Terry Jeffrey

Now comes the case of Father Ray Leonard, a civilian priest, who serves on a contract bases as the Catholic chaplain at Naval Submarine Base Kings Bay in Georgia.

"Father Leonard was told that if he practiced his Catholic faith on the Naval Base, even on a volunteer basis, he would be subject to arrest," says the priest's lawsuit.

In brief, here is what happened:

Just before the government shutdown, Congress passed the Pay Our Military Act. This act said that during a shutdown, the government would continue to pay Defense contractors who "are providing support to members of the Armed Forces." After consulting with Attorney General Eric Holder's Justice Department, Secretary of Defense Chuck Hagel determined that this was limited to contract employees "whose responsibilities contribute to the morale, well-being, capabilities and readiness of covered military members during the lapse of appropriations."

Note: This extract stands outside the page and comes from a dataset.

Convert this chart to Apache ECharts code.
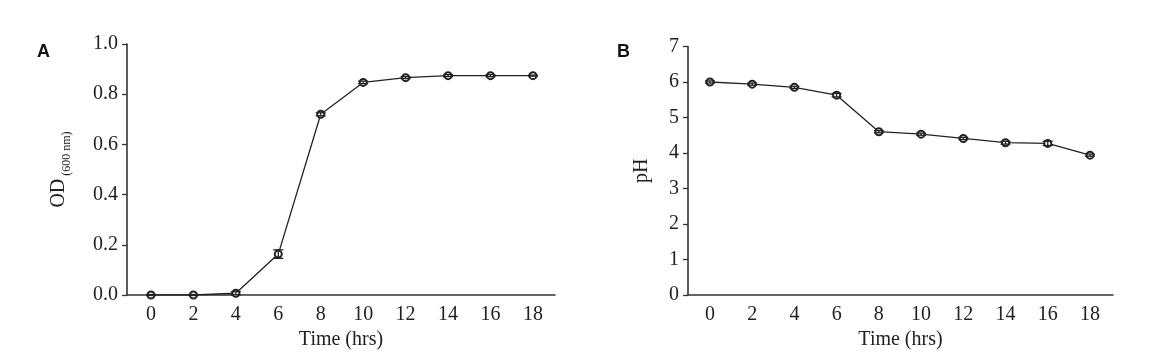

Hagel decided that civilian "family support" and "behavioral health" contractors met this standard, but that civilian Catholic priests serving as chaplains at U.S. military facilities around the globe did not.

The Catholic Archdiocese for the Military Services says during the shutdown, including through the last two Sundays, about 50 civilian Catholic priests who were working as contract chaplains have been prohibited from administering the sacraments on U.S. military bases.

Father Leonard is representative of these priests. "Father Leonard wishes to continue practicing his faith and ministering to his faith community free of charge on the Naval Submarine Base Kings Bay during the government shutdown, but has been told that he is subject to arrest if he does so," says the priest's lawsuit.

"In China, I was disallowed from performing public religious services due to the lack of religious freedom in China," Father Leonard, who served the Tibetan population for a decade, said in a statement. "I never imagined that when I returned home to the United States, that I would be forbidden from practicing my religious beliefs as I am called to do, and would be forbidden from helping and serving my faith community."

Under the Obama administration, Catholic chaplains are treated as if this were a People's Republic, and members of our military, who risk their lives to defend our liberty, are now prevented from giving thanks for it in God's own house.